Campbell County, Virginia has rejected Democratic Governor Ralph Northam's coronavirus restrictions - declaring itself a "First Amendment sanctuary" in a resolution which makes it the first locality in the state to openly resist Northam's orders.
The County Board of Supervisors unanimously approved the measure last week in response to Northam's pre-Thanksgiving limits on public gatherings to 25 people or fewer, as well as an extension on the state's mask mandate to include children over the age of five. Restaurants are also prohibited from selling alcohol after 10 p.m.
Campbell County's resolution requests that the sheriff's department refuse to assist any official - state or federal - in "attempting to enforce the unconstitutional order of the Governor."

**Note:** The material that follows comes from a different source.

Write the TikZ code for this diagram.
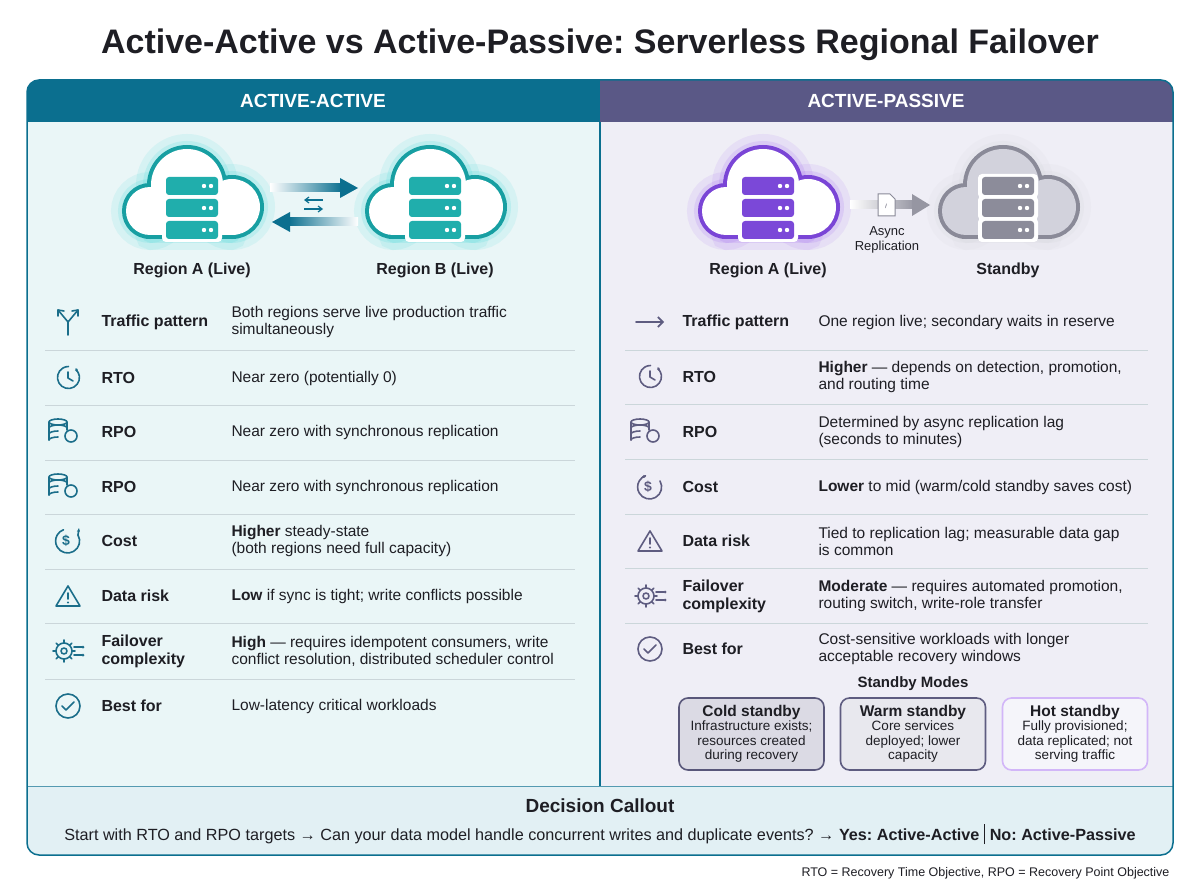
\documentclass[tikz,border=0pt]{standalone}
\usepackage{fontspec}
\setmainfont{Liberation Sans}
\frenchspacing
\usetikzlibrary{arrows.meta,shapes.geometric}
\definecolor{teal1}{HTML}{0B6F8F}
\definecolor{purp1}{HTML}{5A5886}
\definecolor{tealbg}{HTML}{EAF6F7}
\definecolor{purpbg}{HTML}{EFEEF6}
\definecolor{callbg}{HTML}{E2F0F4}
\definecolor{ink}{HTML}{1E1E24}
\definecolor{sep}{HTML}{CBD6DA}
\definecolor{ticon}{HTML}{1B6E8A}
\definecolor{picon}{HTML}{5E5C80}
\definecolor{cyanG}{HTML}{2ED3D3}
\definecolor{cyanS}{HTML}{179FA2}
\definecolor{srvT}{HTML}{20AEAC}
\definecolor{violG}{HTML}{9B5CF0}
\definecolor{violS}{HTML}{7A45D6}
\definecolor{srvV}{HTML}{7B48D8}
\definecolor{grayS}{HTML}{8A8A98}
\definecolor{grayF}{HTML}{D2D2DC}
\definecolor{srvG}{HTML}{8C8C9A}
\tikzset{
  x=1pt,y=-1pt,
  lbl/.style={font=\fontsize{16}{18}\selectfont\bfseries,text=ink,anchor=west,align=left},
  val/.style={font=\fontsize{15.5}{17}\selectfont,text=ink,anchor=west,align=left},
  ctext/.style={font=\fontsize{16}{18}\selectfont\bfseries,text=ink},
  sepl/.style={draw=sep,line width=0.8},
  ico/.style={line width=1.6,line cap=round,line join=round},
  mode/.style={draw,rounded corners=9,line width=1.6,minimum width=145,minimum height=72,align=center,inner sep=2,font=\fontsize{13.5}{14.5}\selectfont,text=ink},
  pics/cloudsrv/.style n args={4}{code={
    \foreach \s in {0,1,2,3}{
      \ifcase\s \def\sh{(-5,-20) circle[radius=36]}\or \def\sh{(-42,6) circle[radius=24]}\or \def\sh{(40,2) circle[radius=28]}\or \def\sh{[rounded corners=2] (-42,-8) rectangle (40,30)}\fi
      \fill[#1,opacity=0.08] \sh;
      \draw[#1,opacity=0.10,line width=30] \sh;
      \draw[#1,opacity=0.15,line width=16] \sh;
    }
    \foreach \s in {0,1,2,3}{
      \ifcase\s \def\sh{(-5,-20) circle[radius=36]}\or \def\sh{(-42,6) circle[radius=24]}\or \def\sh{(40,2) circle[radius=28]}\or \def\sh{(-42,-8) rectangle (40,30)}\fi
      \draw[#2,line width=8] \sh;
    }
    \foreach \s in {0,1,2,3}{
      \ifcase\s \def\sh{(-5,-20) circle[radius=36]}\or \def\sh{(-42,6) circle[radius=24]}\or \def\sh{(40,2) circle[radius=28]}\or \def\sh{(-42,-8) rectangle (40,30)}\fi
      \fill[#3] \sh;
    }
    \foreach \yy in {-19,3,25}{
      \fill[white,rounded corners=4] (-30,\yy-12) rectangle (30,\yy+12);
      \fill[#4,rounded corners=3] (-26,\yy-9) rectangle (26,\yy+9);
      \fill[white] (12,\yy) circle[radius=2.2] (19,\yy) circle[radius=2.2];
    }
  }}
}
\begin{document}
\begin{tikzpicture}
\useasboundingbox (0,0) rectangle (1200,896);
\fill[white] (0,0) rectangle (1200,896);
\node[font=\fontsize{34}{38}\selectfont\bfseries,text=ink] (title) at (600,45) {Active-Active vs Active-Passive: Serverless Regional Failover};
% panels
\fill[tealbg,rounded corners=12] (27,80) rectangle (600,855);
\fill[purpbg,rounded corners=12] (600,80) rectangle (1173,855);
\fill[tealbg] (560,122) rectangle (600,855);
\fill[purpbg] (600,122) rectangle (640,855);
\fill[teal1,rounded corners=12] (27,80) rectangle (600,122);
\fill[teal1] (27,105) rectangle (600,122) (580,80) rectangle (600,122);
\fill[purp1,rounded corners=12] (600,80) rectangle (1173,122);
\fill[purp1] (600,105) rectangle (1173,122) (600,80) rectangle (620,122);
\draw[teal1,line width=1.2] (600,122) -- (600,786);
\node[font=\fontsize{19}{22}\selectfont\bfseries,text=white] (hA) at (313,101) {ACTIVE-ACTIVE};
\node[font=\fontsize{19}{22}\selectfont\bfseries,text=white] (hP) at (886,101) {ACTIVE-PASSIVE};
% callout
\fill[callbg] (27,786) -- (1173,786) -- (1173,843) arc[start angle=0,end angle=90,radius=12] -- (39,855) arc[start angle=90,end angle=180,radius=12] -- cycle;
\draw[teal1!70,line width=1] (27,786) -- (1173,786);
\draw[teal1,line width=1.5,rounded corners=12] (27,80) rectangle (1173,855);
\node[font=\fontsize{19}{22}\selectfont\bfseries,text=ink] (dc) at (600,806) {Decision Callout};
\node[font=\fontsize{16.2}{18}\selectfont,text=ink] (dct) at (600,834) {Start with RTO and RPO targets \textrightarrow{} Can your data model handle concurrent writes and duplicate events? \textrightarrow{} \textbf{Yes: Active-Active} \rule[-4pt]{1.3pt}{20pt} \textbf{No: Active-Passive}};
\node[font=\fontsize{12.5}{14}\selectfont,text=ink,anchor=east] (foot) at (1173,873) {RTO = Recovery Time Objective, RPO = Recovery Point Objective};
% clouds
\pic (cA) at (192,205) {cloudsrv={cyanG}{cyanS}{white}{srvT}};
\pic (cB) at (435,205) {cloudsrv={cyanG}{cyanS}{white}{srvT}};
\pic (pA) at (768,205) {cloudsrv={violG}{violS}{white}{srvV}};
\pic (pS) at (1008,205) {cloudsrv={grayS!40}{grayS}{grayF}{srvG}};
\node[ctext] (lA) at (192,270) {Region A (Live)};
\node[ctext] (lB) at (435,270) {Region B (Live)};
\node[ctext] (lpA) at (768,270) {Region A (Live)};
\node[ctext] (lpS) at (1008,270) {Standby};
% arrows left
\shade[left color=teal1!0,right color=teal1] (270,184) rectangle (342,192);
\fill[teal1] (340,178) -- (358,188) -- (340,198) -- cycle;
\shade[left color=teal1,right color=teal1!0] (288,218) rectangle (358,226);
\fill[teal1] (290,212) -- (272,222) -- (290,232) -- cycle;
\draw[teal1,line width=1.2,-{Straight Barb[length=4,width=6]}] (323,200) -- (304,200);
\draw[teal1,line width=1.2,-{Straight Barb[length=4,width=6]}] (304,209) -- (323,209);
% arrow right
\shade[left color=grayS!0,right color=grayS!90] (850,201) rectangle (915,209);
\fill[grayS!90] (912,194) -- (930,205) -- (912,216) -- cycle;
\fill[white,draw=grayS,line width=1] (878,194) -- (890,194) -- (895,199) -- (895,216) -- (878,216) -- cycle;
\node[font=\fontsize{6}{6}\selectfont,text=grayS] at (886,206) {/\!\!/};
\node[font=\fontsize{13}{15}\selectfont,text=ink,align=center] (async) at (887,240) {Async\\Replication};
% left rows
\foreach \yy in {350,405,460,514,569,623,679}{\draw[sepl] (45,\yy) -- (575,\yy);}
\node[lbl] (l1) at (98,322) {Traffic pattern};
\node[val] (v1) at (228,322) {Both regions serve live production traffic\\simultaneously};
\node[lbl] (l2) at (98,378) {RTO};
\node[val] (v2) at (228,378) {Near zero (potentially 0)};
\node[lbl] (l3) at (98,432) {RPO};
\node[val] (v3) at (228,432) {Near zero with synchronous replication};
\node[lbl] (l4) at (98,487) {RPO};
\node[val] (v4) at (228,487) {Near zero with synchronous replication};
\node[lbl] (l5) at (98,541) {Cost};
\node[val] (v5) at (228,541) {\textbf{Higher} steady-state\\(both regions need full capacity)};
\node[lbl] (l6) at (98,596) {Data risk};
\node[val] (v6) at (228,596) {\textbf{Low} if sync is tight; write conflicts possible};
\node[lbl] (l7) at (98,651) {Failover\\complexity};
\node[val] (v7) at (228,651) {\textbf{High} — requires idempotent consumers, write\\conflict resolution, distributed scheduler control};
\node[lbl] (l8) at (98,706) {Best for};
\node[val] (v8) at (228,706) {Low-latency critical workloads};
% right rows
\foreach \yy in {350,404,459,514,568,623}{\draw[sepl] (625,\yy) -- (1148,\yy);}
\node[lbl] (r1) at (679,322) {Traffic pattern};
\node[val] (w1) at (815,322) {One region live; secondary waits in reserve};
\node[lbl] (r2) at (679,377) {RTO};
\node[val] (w2) at (815,377) {\textbf{Higher} — depends on detection, promotion,\\and routing time};
\node[lbl] (r3) at (679,432) {RPO};
\node[val] (w3) at (815,432) {Determined by async replication lag\\(seconds to minutes)};
\node[lbl] (r4) at (679,487) {Cost};
\node[val] (w4) at (815,487) {\textbf{Lower} to mid (warm/cold standby saves cost)};
\node[lbl] (r5) at (679,541) {Data risk};
\node[val] (w5) at (815,541) {Tied to replication lag; measurable data gap\\is common};
\node[lbl] (r6) at (679,596) {Failover\\complexity};
\node[val] (w6) at (815,596) {\textbf{Moderate} — requires automated promotion,\\routing switch, write-role transfer};
\node[lbl] (r7) at (679,649) {Best for};
\node[val] (w7) at (815,649) {Cost-sensitive workloads with longer\\acceptable recovery windows};
% standby modes
\node[font=\fontsize{15}{17}\selectfont\bfseries,text=ink] (sm) at (913,684) {Standby Modes};
\node[mode,draw=picon!95!black,fill=purp1!22] (m1) at (751.5,734) {{\fontsize{15.5}{17}\selectfont\bfseries Cold standby}\\Infrastructure exists;\\resources created\\during recovery};
\node[mode,draw=picon,fill=purp1!14] (m2) at (913,734) {{\fontsize{15.5}{17}\selectfont\bfseries Warm standby}\\Core services\\deployed; lower\\capacity};
\node[mode,draw=violG!45,fill=purpbg!60!white] (m3) at (1075,734) {{\fontsize{15.5}{17}\selectfont\bfseries Hot standby}\\Fully provisioned;\\data replicated; not\\serving traffic};
% left icons
\begin{scope}[ticon,ico]
 \draw (68,335) -- (68,322) -- (58,310); \draw (68,322) -- (78,310);
 \draw (58,310) -- (58,316) (58,310) -- (64,311); \draw (78,310) -- (78,316) (78,310) -- (72,311);
 \draw (78,372) arc[start angle=-30,end angle=270,radius=11]; \draw (68,372) -- (68,378) -- (73,381);
 \draw[-{Stealth[length=4]}] (76,369) -- (78,373);
 \foreach \cy in {432,487}{
  \draw (58,\cy-10) ellipse[x radius=9,y radius=3];
  \draw (49,\cy-10) -- (49,\cy+8) (67,\cy-10) -- (67,\cy-2);
  \draw (49,\cy-4) arc[start angle=180,end angle=360,x radius=9,y radius=3];
  \draw (49,\cy+2) arc[start angle=180,end angle=270,x radius=9,y radius=3];
  \draw (49,\cy+8) arc[start angle=180,end angle=270,x radius=9,y radius=3];
  \draw (71,\cy+4) circle[radius=6];
 }
 \draw (78,535) arc[start angle=-30,end angle=250,radius=12];
 \node[font=\fontsize{14}{14}\selectfont\bfseries,text=ticon] at (66,541) {\$};
 \draw[-{Stealth[length=4]}] (78,535) -- (79,528);
 \draw (68,586) -- (80,606) -- (56,606) -- cycle; \draw (68,593) -- (68,599); \fill (68,602.5) circle[radius=1.2];
 \draw (64,651) circle[radius=8]; \draw (64,651) circle[radius=3];
 \foreach \a in {0,45,...,315}{\draw (64,651) ++(\a:8) -- ++(\a:3);}
 \draw (74,647) -- (82,647) (74,655) -- (82,655); \fill (83,647) circle[radius=1.5] (83,655) circle[radius=1.5];
 \draw (68,706) circle[radius=12]; \draw (62,706) -- (66,710) -- (74,702);
\end{scope}
% right icons
\begin{scope}[picon,ico]
 \draw[-{Straight Barb[length=5,width=10]}] (636,322) -- (664,322);
 \draw (660,371) arc[start angle=-30,end angle=270,radius=11]; \draw (650,371) -- (650,377) -- (655,380);
 \draw[-{Stealth[length=4]}] (658,368) -- (660,372);
 \def\cy{432}
 \draw (640,\cy-10) ellipse[x radius=9,y radius=3];
 \draw (631,\cy-10) -- (631,\cy+8) (649,\cy-10) -- (649,\cy-2);
 \draw (631,\cy-4) arc[start angle=180,end angle=360,x radius=9,y radius=3];
 \draw (631,\cy+2) arc[start angle=180,end angle=270,x radius=9,y radius=3];
 \draw (631,\cy+8) arc[start angle=180,end angle=270,x radius=9,y radius=3];
 \draw (653,\cy+4) circle[radius=6];
 \draw (660,481) arc[start angle=-30,end angle=250,radius=12];
 \node[font=\fontsize{14}{14}\selectfont\bfseries,text=picon] at (648,487) {\$};
 \draw[-{Stealth[length=4]}] (645,476) -- (641,478);
 \draw (650,531) -- (662,551) -- (638,551) -- cycle; \draw (650,538) -- (650,544); \fill (650,547.5) circle[radius=1.2];
 \draw (646,596) circle[radius=8]; \draw (646,596) circle[radius=3];
 \foreach \a in {0,45,...,315}{\draw (646,596) ++(\a:8) -- ++(\a:3);}
 \draw (656,592) -- (664,592) (656,600) -- (664,600); \fill (665,592) circle[radius=1.5] (665,600) circle[radius=1.5];
 \draw (650,649) circle[radius=12]; \draw (644,649) -- (648,653) -- (656,645);
\end{scope}
\end{tikzpicture}
\end{document}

The rebellious decision echoes a 2019 measure in which the county (which voted 71% for Trump in the 2020 election) declared itself a "Second Amendment sanctuary" as one of several counties and cities which passed similar measures rejecting new gun-control laws in the commonwealth, according to WAVY.
A group known as the Virginia Constitutional Conservatives has played a vital role in the latest push to reject statewide guidelines, drafting a template resolution online that proposes bold provisions for constitutional officers to follow.
The template calls for local law enforcement to arrest “any State Police officer, State Health Agent, or Federal Agent” who attempts to enforce the governor’s order and for commonwealth’s attorneys “not prosecute the unconstitutional mandates prohibiting the people’s right to peaceably assemble.” Failure to follow these clauses “will result in the immediate removal of County funding.” -WAVY
The resolution approved by Campbell County's board excludes language threatening budgets of sheriff's departments and local prosecutors.
Matt Cline, a supervisor who represents the County's Concord district, called Northam's order yet another example of government overreach.
"The governor’s order restricts the First Amendment and this resolution is in support of the rights of the citizens. Local businesses are struggling, these are real problems, not a political issue," Cline said last Wednesday. "It isn’t right or left, these are real problems, just as covid is real."
"It’s important to note what’s not in this resolution as well," he added. "It doesn’t say be cavalier, or that covid is a hoax. And it doesn’t say don’t wear a mask. It’s the responsibility of the individual."
Campbell, located near Lynchburg, has had an average of 16 new COVID-19 cases per day in the last week out of its population of 55,000 according to the state's health department.